COLLECTED DATA:
#####

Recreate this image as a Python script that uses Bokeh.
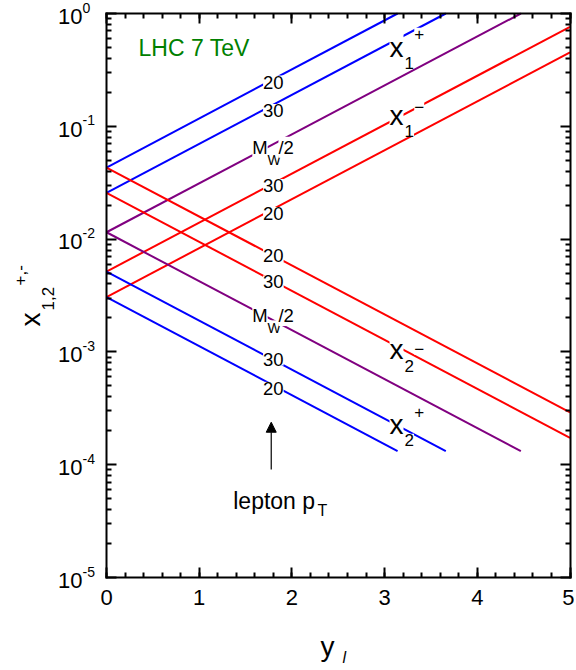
import math
from bokeh.plotting import figure
from bokeh.models import (Label, Arrow, NormalHead, LogAxis, LinearAxis,
                          FixedTicker, CustomJSTickFormatter, Range1d)
from bokeh.embed import file_html
from bokeh.resources import INLINE

# ---------------- data ----------------
# Lines rising with y_l  (x1+ blue, M_W/2 purple, x1- red)
up_labels = ["20", "30", "M_W/2", "30", "20"]
up_x_start = [0.0431, 0.0257, 0.0115, 0.00515, 0.00306]   # x at y_l = 0
up_y_end = [3.14, 3.66, 4.47, 5.0, 5.0]                      # y_l at end
up_x_end = [1.0, 1.0, 1.0, 0.762, 0.452]                     # x at end

# Lines falling with y_l  (x2- red, M_W/2 purple, x2+ blue)
down_labels = ["20", "30", "M_W/2", "30", "20"]
down_x_start = [0.0431, 0.0257, 0.0115, 0.00515, 0.00306]
down_y_end = [5.0, 5.0, 4.47, 3.66, 3.14]
down_x_end = [0.000291, 0.000173, 0.000132, 0.000132, 0.000132]

x_ticks = [0, 1, 2, 3, 4, 5]
y_decades = [-5, -4, -3, -2, -1, 0]

# ---------------- styling ----------------
FONT = "Liberation Sans"
up_colors = ["#0000ff", "#0000ff", "#800080", "#ff0000", "#ff0000"]
down_colors = ["#ff0000", "#ff0000", "#800080", "#0000ff", "#0000ff"]

# The frame fills the canvas; the visible box (y_l 0..5, x 1e-5..1) is drawn
# by axes fixed at its edges so that tick labels and titles fit inside.
p = figure(width=574, height=668,
           x_range=Range1d(-1.1435, 5.0485), y_range=Range1d(1.5606e-6, 1.3039),
           y_axis_type="log", output_backend="svg", toolbar_location=None,
           min_border=0, min_border_left=0, min_border_right=0,
           min_border_top=0, min_border_bottom=0)
p.background_fill_color = "white"
p.border_fill_color = "white"
p.outline_line_color = None
p.xgrid.visible = False
p.ygrid.visible = False

xt = FixedTicker(ticks=x_ticks,
                 minor_ticks=[i * 0.2 for i in range(26)])
yt = FixedTicker(ticks=[10.0 ** k for k in y_decades],
                 minor_ticks=[m * 10.0 ** k for k in y_decades[:-1] for m in range(2, 10)])


def style_axis(ax, show_labels):
    ax.axis_line_width = 2
    ax.axis_line_color = "black"
    ax.axis_line_cap = "square"
    ax.major_tick_in = 10
    ax.major_tick_out = 0
    ax.minor_tick_in = 5
    ax.minor_tick_out = 0
    ax.major_tick_line_width = 2
    ax.minor_tick_line_width = 2
    ax.major_tick_line_color = "black"
    ax.minor_tick_line_color = "black"
    if show_labels:
        ax.major_label_text_font = FONT
        ax.major_label_text_font_size = "22px"
        ax.major_label_text_color = "black"
        ax.major_label_standoff = 12
    else:
        ax.formatter = CustomJSTickFormatter(code="return ''")
        ax.major_label_standoff = 0


xa = p.xaxis[0]
ya = p.yaxis[0]
xa.ticker = xt
ya.ticker = yt
xa.bounds = (0, 5)
ya.bounds = (1e-5, 1)
xa.fixed_location = 1e-5
ya.fixed_location = 0
style_axis(xa, True)
style_axis(ya, False)

top = LinearAxis(ticker=xt, bounds=(0, 5), fixed_location=1.0)
style_axis(top, False)
p.add_layout(top, "above")
right = LogAxis(ticker=yt, bounds=(1e-5, 1), fixed_location=5.0)
style_axis(right, False)
p.add_layout(right, "right")

# ---------------- lines ----------------
for x0, ye, xe, c in zip(up_x_start, up_y_end, up_x_end, up_colors):
    p.line([0.0, ye], [x0, xe], line_color=c, line_width=2)
for x0, ye, xe, c in zip(down_x_start, down_y_end, down_x_end, down_colors):
    p.line([0.0, ye], [x0, xe], line_color=c, line_width=2)

SHIFT = 0.28  # baseline correction (em) for alphabetic labels


def lab(x, y, text, size, color="black", align="left", baseline="alphabetic",
        xo=0, yo=0, angle=0, bg=None, style="normal"):
    if baseline == "alphabetic":
        if angle:
            xo -= SHIFT * size
        else:
            yo += SHIFT * size
    p.add_layout(Label(x=x, y=y, text=text, text_font=FONT,
                       text_font_size=f"{size}px", text_color=color,
                       text_align=align, text_baseline=baseline,
                       x_offset=xo, y_offset=yo, angle=angle,
                       text_font_style=style,
                       background_fill_color=bg))


# ---------------- line labels ----------------
lbl_x = 1.80
up_lbl_y = [0.247, 0.138, 0.0653, 0.0299, 0.01687]
down_lbl_y = [0.00716, 0.00417, 0.00210, 0.000865, 0.000475]
for t, yv in zip(up_labels + down_labels, up_lbl_y + down_lbl_y):
    if t.startswith("M"):
        lab(1.656, yv, "M", 18.5, align="center", baseline="middle", bg="white")
        lab(1.737, yv * 0.77, "W", 14, align="left", baseline="middle", bg="white")
        lab(1.855, yv, "/2", 18.5, align="left", baseline="middle", bg="white")
    else:
        lab(lbl_x, yv, t, 18.5, align="center", baseline="middle", bg="white")

# ---------------- x-labels in the plot ----------------
# (baseline, sub baseline, sup baseline, sub, sup)
big = [
    (0.4249, 0.332, 0.600, "1", "+"),
    (0.1059, 0.0828, 0.134, "1", "\u2212"),
    (8.91e-4, 6.84e-4, 9.68e-4, "2", "\u2212"),
    (1.93e-4, 1.51e-4, 2.67e-4, "2", "+"),
]
for yb, ysub, ysup, sub, sup in big:
    lab(3.053, yb, "x", 28, bg="white")
    lab(3.215, ysub, sub, 17, bg="white")
    lab(3.32, ysup, sup, 17, bg="white")

lab(0.345, 0.4335, "LHC 7 TeV", 23, color="#008000")

# lepton pT arrow and text
p.add_layout(Arrow(end=NormalHead(size=10, fill_color="black", line_color="black"),
                   x_start=1.777, y_start=9.06e-5, x_end=1.777, y_end=2.38e-4,
                   line_width=1.2, line_color="black"))
lab(1.367, 4.2e-5, "lepton p", 23)
lab(2.276, 3.55e-5, "T", 16)

# ---------------- y tick labels ----------------
for k in y_decades:
    lab(0, 10.0 ** k, "10", 22, align="right", xo=-24, yo=-9)
    lab(0, 10.0 ** k, str(k), 14, align="left", xo=-24, yo=2)

# ---------------- axis titles ----------------
lab(2.308, 2.08e-6, "y", 28)
lab(2.546, 1.59e-6, "l", 16, style="italic", yo=6)

lab(-0.7335, 1.68e-3, "x", 28, angle=math.pi / 2)
lab(-0.5825, 2.33e-3, "1,2", 17, angle=math.pi / 2)
lab(-0.8846, 3.88e-3, "+,-", 17, angle=math.pi / 2)

open("out.html", "w").write(file_html(p, INLINE))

#####

PROBLEM:
Which lines of the data above contain "that"? Copy each one.

EXERCISE SOLUTION:
Recreate this image as a Python script that uses Bokeh.
# by axes fixed at its edges so that tick labels and titles fit inside.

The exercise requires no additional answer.